Despite the problems with Reamde the novel has received good advance reviews and fans are loving it. Despite being billed as Stephenson’s most accessible work to date by his publisher, unless you are already a fan of his writing I’d recommend passing on Reamde and picking up his much less well known, and much more enjoyable, political satire Interface. Part of the problems with Reamde may be that during the writing phase Stephenson was distracted with the launch of his interactive Mongoliad venture, which his Subutai Corporation calls “a community-driven, enhanced, serial novel that you read with your Web browser, smart phone, or tablet” and reviewers are describing as “an experiment in post-book storytelling,” and, possibly, “the novel of the future.” Fast Company may have hit on the best description of what exactly the Mongoliad is trying to be “a reinvention of the novel as a serialized publication through a dedicated app” with both user and creator driven content that will be delivered each week to internet enabled devices.

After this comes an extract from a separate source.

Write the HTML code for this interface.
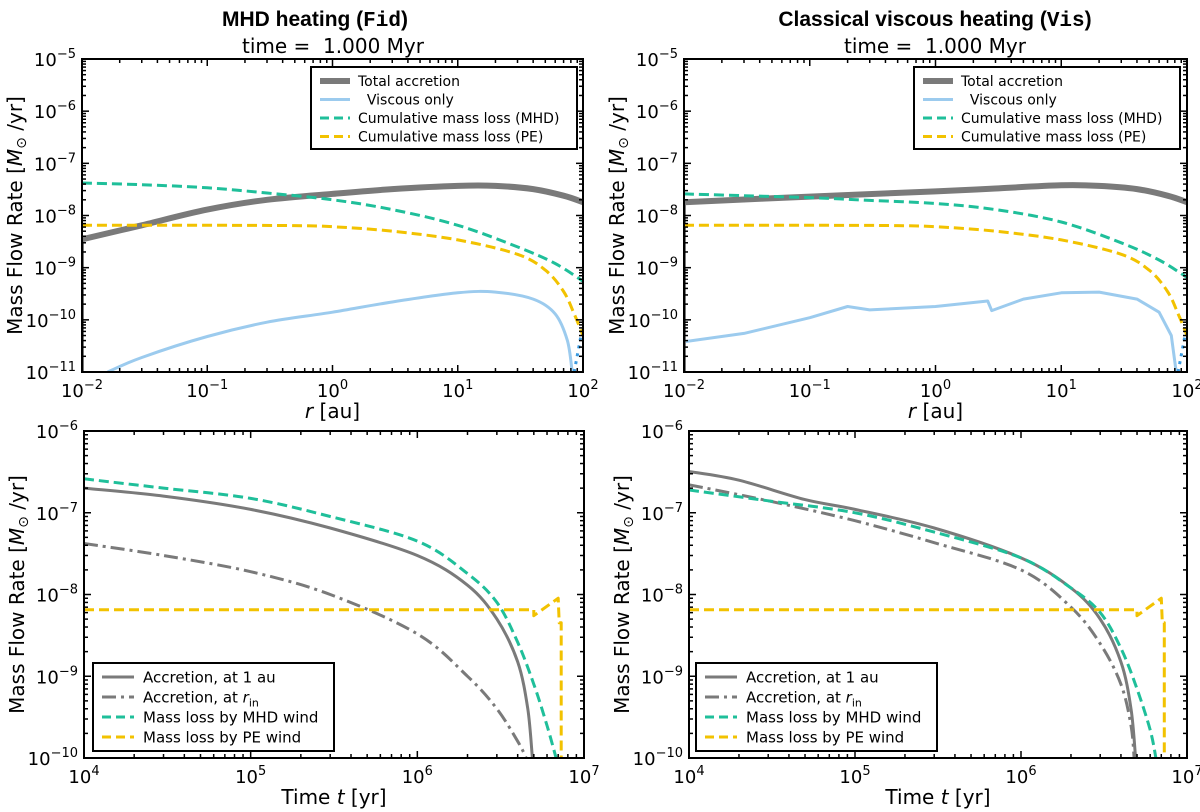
<!DOCTYPE html>
<html><head><meta charset="utf-8">
<style>
body{margin:0;background:#fff;}
svg{display:block;font-family:"DejaVu Sans","Liberation Sans",sans-serif;}
</style></head>
<body>
<svg id="fig" width="1200" height="812" viewBox="0 0 1200 812" xmlns="http://www.w3.org/2000/svg">
<text x="315" y="26" text-anchor="middle" font-size="21" font-weight="bold" font-family="Liberation Sans, sans-serif">MHD heating (<tspan font-family="Liberation Mono, monospace">Fid</tspan>)</text>
<text x="935" y="26" text-anchor="middle" font-size="21" font-weight="bold" font-family="Liberation Sans, sans-serif">Classical viscous heating (<tspan font-family="Liberation Mono, monospace">Vis</tspan>)</text>
<text x="333" y="53" text-anchor="middle" font-size="20">time =&#160; 1.000 Myr</text>
<text x="935" y="53" text-anchor="middle" font-size="20">time =&#160; 1.000 Myr</text>
</svg>
<script>
// ---- data ----
const rTotalL = [0.01,0.03,0.1,0.3,1,3,10,20,40,70,100];
const vTotalL = [3.5e-9,6.5e-9,1.3e-8,2e-8,2.6e-8,3.2e-8,3.7e-8,3.7e-8,3.2e-8,2.4e-8,1.8e-8];
const rMhdL = [0.01,0.03,0.1,0.3,1,3,10,30,60,100];
const vMhdL = [4.2e-8,3.9e-8,3.4e-8,2.7e-8,2e-8,1.3e-8,6.5e-9,2.5e-9,1.2e-9,5.5e-10];
const rPe = [0.01,0.1,0.5,1,3,10,30,50,70,85,100];
const vPe = [6.5e-9,6.5e-9,6.4e-9,6.1e-9,5e-9,3.4e-9,1.8e-9,9e-10,3.5e-10,1.3e-10,5e-11];
const rViscL = [0.016,0.03,0.1,0.3,1,3,10,20,40,60,75,82];
const vViscL = [1e-11,1.9e-11,4.8e-11,9e-11,1.4e-10,2.2e-10,3.3e-10,3.4e-10,2.5e-10,1.3e-10,4e-11,1e-11];
const rDot = [85,100];
const vDot = [1e-11,8e-11];
const rTotalR = [0.01,0.1,1,3,10,20,40,70,100];
const vTotalR = [1.8e-8,2.3e-8,2.9e-8,3.3e-8,3.8e-8,3.7e-8,3.2e-8,2.4e-8,1.8e-8];
const rMhdR = [0.01,0.03,0.1,0.3,1,3,10,30,60,100];
const vMhdR = [2.6e-8,2.4e-8,2.2e-8,1.95e-8,1.7e-8,1.3e-8,7.5e-9,3e-9,1.4e-9,6.5e-10];
const rViscR = [0.01,0.03,0.1,0.2,0.3,1,2.6,2.8,5,10,20,40,60,75,82];
const vViscR = [3.8e-11,5.5e-11,1.1e-10,1.8e-10,1.55e-10,1.8e-10,2.3e-10,1.5e-10,2.5e-10,3.3e-10,3.4e-10,2.5e-10,1.4e-10,5e-11,1e-11];

const tAccL = [1e4,3e4,1e5,3e5,1e6,2e6,3e6,4e6,4.6e6,4.9e6];
const vAccL = [2e-7,1.6e-7,1.1e-7,6.5e-8,3e-8,1.3e-8,5e-9,1.5e-9,4e-10,1e-10];
const tRinL = [1e4,3e4,1e5,3e5,1e6,2e6,3e6,4e6,4.5e6];
const vRinL = [4.2e-8,3e-8,1.9e-8,1e-8,3.3e-9,1e-9,4e-10,1.6e-10,1e-10];
const tMhdL = [1e4,3e4,1e5,3e5,1e6,2e6,3e6,4e6,5e6,6e6,6.8e6];
const vMhdLt = [2.6e-7,2e-7,1.5e-7,9e-8,4.5e-8,1.8e-8,8e-9,2.6e-9,8e-10,2.5e-10,1e-10];
const tPe = [1e4,5e6,5e6,7e6,7.1e6,7.3e6,7.3e6];
const vPeT = [6.5e-9,6.5e-9,5.5e-9,9e-9,4.5e-9,4.5e-9,1e-10];
const tAccR = [1e4,2e4,5e4,1e5,3e5,1e6,2e6,3e6,4e6,4.6e6,4.9e6];
const vAccR = [3.2e-7,2.5e-7,1.45e-7,1.1e-7,6.5e-8,2.8e-8,1.2e-8,5e-9,1.5e-9,4e-10,1e-10];
const tRinR = [1e4,3e4,1e5,3e5,1e6,2e6,3e6,4e6,4.6e6,4.8e6];
const vRinR = [2.2e-7,1.4e-7,8e-8,4.3e-8,2e-8,7e-9,2.5e-9,8e-10,2.5e-10,1e-10];
const tMhdR = [1e4,3e4,1e5,3e5,1e6,2e6,3e6,4e6,5e6,6e6,6.5e6];
const vMhdRt = [1.9e-7,1.4e-7,1e-7,5.8e-8,2.8e-8,1.2e-8,6e-9,2.2e-9,7e-10,2.2e-10,1e-10];

const NS="http://www.w3.org/2000/svg";
const svg=document.getElementById('fig');
function mk(tag,attrs,parent){const e=document.createElementNS(NS,tag);for(const k in attrs)e.setAttribute(k,attrs[k]);(parent||svg).appendChild(e);return e;}
function smoothPath(p){
  let d='M'+p[0][0].toFixed(1)+','+p[0][1].toFixed(1);
  for(let i=0;i<p.length-1;i++){
    const p0=p[i-1]||p[i],p1=p[i],p2=p[i+1],p3=p[i+2]||p2;
    const c1=[p1[0]+(p2[0]-p0[0])/6,p1[1]+(p2[1]-p0[1])/6];
    const c2=[p2[0]-(p3[0]-p1[0])/6,p2[1]-(p3[1]-p1[1])/6];
    d+=' C'+c1[0].toFixed(1)+','+c1[1].toFixed(1)+' '+c2[0].toFixed(1)+','+c2[1].toFixed(1)+' '+p2[0].toFixed(1)+','+p2[1].toFixed(1);
  }
  return d;
}
function panel(P){
  const g=mk('g',{});
  
  
  const sx=v=>P.x0+(Math.log10(v)-P.xmin)/(P.xmax-P.xmin)*(P.x1-P.x0);
  const sy=v=>P.y1-(Math.log10(v)-P.ymin)/(P.ymax-P.ymin)*(P.y1-P.y0);
  const clip='c'+P.name;
  const cp=mk('clipPath',{id:clip},g);mk('rect',{x:P.x0,y:P.y0,width:P.x1-P.x0,height:P.y1-P.y0},cp);
  const lg=mk('g',{'clip-path':'url(#'+clip+')'},g);
  P.series.forEach(s=>{
    const pts=s.x.map((xv,i)=>[sx(xv),sy(s.y[i])]);
    const d=s.sharp?'M'+pts.map(q=>q[0].toFixed(1)+','+q[1].toFixed(1)).join(' L'):smoothPath(pts);
    const pl=mk('path',{d:d,fill:'none',stroke:s.c,'stroke-width':s.w,'stroke-dasharray':s.d||'none','stroke-linejoin':'round'},lg);
    
    
  });
  const fr=mk('rect',{x:P.x0,y:P.y0,width:P.x1-P.x0,height:P.y1-P.y0,fill:'none',stroke:'#000','stroke-width':2},g);
  
  
  for(let e=P.xmin;e<=P.xmax;e++){
    for(let m=1;m<10;m++){
      if(e===P.xmax&&m>1)break;
      const x=sx(m*Math.pow(10,e));const L=m===1?7:4;
      mk('line',{x1:x,x2:x,y1:P.y1,y2:P.y1-L,stroke:'#000','stroke-width':1.5},g);
      mk('line',{x1:x,x2:x,y1:P.y0,y2:P.y0+L,stroke:'#000','stroke-width':1.5},g);
    }
    const t=mk('text',{x:sx(Math.pow(10,e)),y:P.y1+25,'text-anchor':'middle','font-size':18},g);
    
    
    t.textContent='10';const ts=mk('tspan',{dy:-8,'font-size':13},t);ts.textContent=String(e).replace('-','\u2212');
  }
  for(let e=P.ymin;e<=P.ymax;e++){
    for(let m=1;m<10;m++){
      if(e===P.ymax&&m>1)break;
      const y=sy(m*Math.pow(10,e));const L=m===1?7:4;
      mk('line',{x1:P.x0,x2:P.x0+L,y1:y,y2:y,stroke:'#000','stroke-width':1.5},g);
      mk('line',{x1:P.x1,x2:P.x1-L,y1:y,y2:y,stroke:'#000','stroke-width':1.5},g);
    }
    const t=mk('text',{x:P.x0-6,y:sy(Math.pow(10,e))+7,'text-anchor':'end','font-size':18},g);
    
    
    t.textContent='10';const ts=mk('tspan',{dy:-8,'font-size':13},t);ts.textContent=String(e).replace('-','\u2212');
  }
  const yl=mk('text',{x:0,y:0,transform:`translate(${P.x0-60},${(P.y0+P.y1)/2}) rotate(-90)`,'text-anchor':'middle','font-size':20},g);
  
  
  yl.innerHTML='Mass Flow Rate [<tspan font-style="italic">M</tspan><tspan font-size="14" dy="4">\u2299</tspan><tspan dy="-4"> /yr]</tspan>';
  const xl=mk('text',{x:(P.x0+P.x1)/2,y:P.y1+46,'text-anchor':'middle','font-size':20},g);
  
  
  xl.innerHTML=P.xlabel;
  const L=P.legend;
  const lb=mk('rect',{x:L.x,y:L.y,width:L.w,height:L.h,fill:'#fff',stroke:'#000','stroke-width':2},g);
  
  
  L.items.forEach((it,i)=>{
    const yy=L.y+L.top+i*L.dy;
    const ln=mk('line',{x1:L.x+9,x2:L.x+9+L.lw,y1:yy,y2:yy,stroke:it.c,'stroke-width':it.w,'stroke-dasharray':it.d||'none'},g);
    
    
    const tx=mk('text',{x:L.x+L.tx,y:yy+L.fs*0.36,'font-size':L.fs},g);
    
    
    tx.innerHTML=it.t;
  });
}
const GR='#7a7a7a',BL='#9ccbee',TE='#1fbf9a',YE='#f2c200';
const topLegend={x:311,y:67,w:266,h:82,top:14,dy:18.5,lw:30,tx:47,fs:14,items:[
 {t:'Total accretion',c:GR,w:6},{t:'\u00a0\u00a0Viscous only',c:BL,w:3},
 {t:'Cumulative mass loss (MHD)',c:TE,w:3,d:'9,5'},{t:'Cumulative mass loss (PE)',c:YE,w:3,d:'9,5'}]};
const botItems=[{t:'Accretion, at 1 au',c:GR,w:3},{t:'Accretion, at <tspan font-style="italic">r</tspan><tspan font-size="11" dy="4">in</tspan>',c:GR,w:3,d:'14,5,3,5'},
 {t:'Mass loss by MHD wind',c:TE,w:3,d:'9,5'},{t:'Mass loss by PE wind',c:YE,w:3,d:'9,5'}];
panel({name:'panel-top-left',x0:82,x1:583,y0:59,y1:372,xmin:-2,xmax:2,ymin:-11,ymax:-5,xlabel:'<tspan font-style="italic">r</tspan> [au]',legend:topLegend,
 series:[{name:'viscous-only',x:rViscL,y:vViscL,c:BL,w:3},{name:'viscous-dotted',x:rDot,y:vDot,c:'#3a9ae0',w:3,d:'3,5',sharp:1},
 {name:'total-accretion-drop',x:[0.01,0.01],y:[1e-12,3.5e-9],c:GR,w:4,sharp:1},
 {name:'total-accretion',x:rTotalL,y:vTotalL,c:GR,w:6},
 {name:'mass-loss-pe',x:rPe,y:vPe,c:YE,w:3,d:'10,5'},{name:'mass-loss-mhd',x:rMhdL,y:vMhdL,c:TE,w:3,d:'10,5'}]});
panel({name:'panel-top-right',x0:684,x1:1187,y0:59,y1:372,xmin:-2,xmax:2,ymin:-11,ymax:-5,xlabel:'<tspan font-style="italic">r</tspan> [au]',legend:Object.assign({},topLegend,{x:914}),
 series:[{name:'viscous-only',x:rViscR,y:vViscR,c:BL,w:3,sharp:1},{name:'viscous-dotted',x:rDot,y:vDot,c:'#3a9ae0',w:3,d:'3,5',sharp:1},
 {name:'total-accretion-drop',x:[0.01,0.01],y:[1e-12,1.8e-8],c:GR,w:4,sharp:1},
 {name:'total-accretion',x:rTotalR,y:vTotalR,c:GR,w:6},
 {name:'mass-loss-pe',x:rPe,y:vPe,c:YE,w:3,d:'10,5'},{name:'mass-loss-mhd',x:rMhdR,y:vMhdR,c:TE,w:3,d:'10,5'}]});
const botLegend={x:93,y:663,w:241,h:88,top:14,dy:20,lw:32,tx:50,fs:15,items:botItems};
panel({name:'panel-bottom-left',x0:84,x1:584,y0:431,y1:758,xmin:4,xmax:7,ymin:-10,ymax:-6,xlabel:'Time <tspan font-style="italic">t</tspan> [yr]',legend:botLegend,
 series:[{name:'accretion-rin',x:tRinL,y:vRinL,c:GR,w:3,d:'14,5,3,5'},{name:'accretion-1au',x:tAccL,y:vAccL,c:GR,w:3},
 {name:'mass-loss-pe',x:tPe,y:vPeT,c:YE,w:3,d:'10,5',sharp:1},{name:'mass-loss-mhd',x:tMhdL,y:vMhdLt,c:TE,w:3,d:'10,5'}]});
panel({name:'panel-bottom-right',x0:689,x1:1187,y0:431,y1:758,xmin:4,xmax:7,ymin:-10,ymax:-6,xlabel:'Time <tspan font-style="italic">t</tspan> [yr]',legend:Object.assign({},botLegend,{x:696}),
 series:[{name:'accretion-rin',x:tRinR,y:vRinR,c:GR,w:3,d:'14,5,3,5'},{name:'accretion-1au',x:tAccR,y:vAccR,c:GR,w:3},
 {name:'mass-loss-pe',x:tPe,y:vPeT,c:YE,w:3,d:'10,5',sharp:1},{name:'mass-loss-mhd',x:tMhdR,y:vMhdRt,c:TE,w:3,d:'10,5'}]});
</script>
</body></html>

For Stephenson, the Mongoliad offers a chance to break away from the confines of traditional publishing and a way to finally silence critics who, notoriously, complain about the length of his books something he has acknowledged. In August 2010, a month or so before the Mongoliad site went live, Stephenson tweeted that “no one will ever call my novels bloated again because they won’t have the faintest idea how long they actually are.”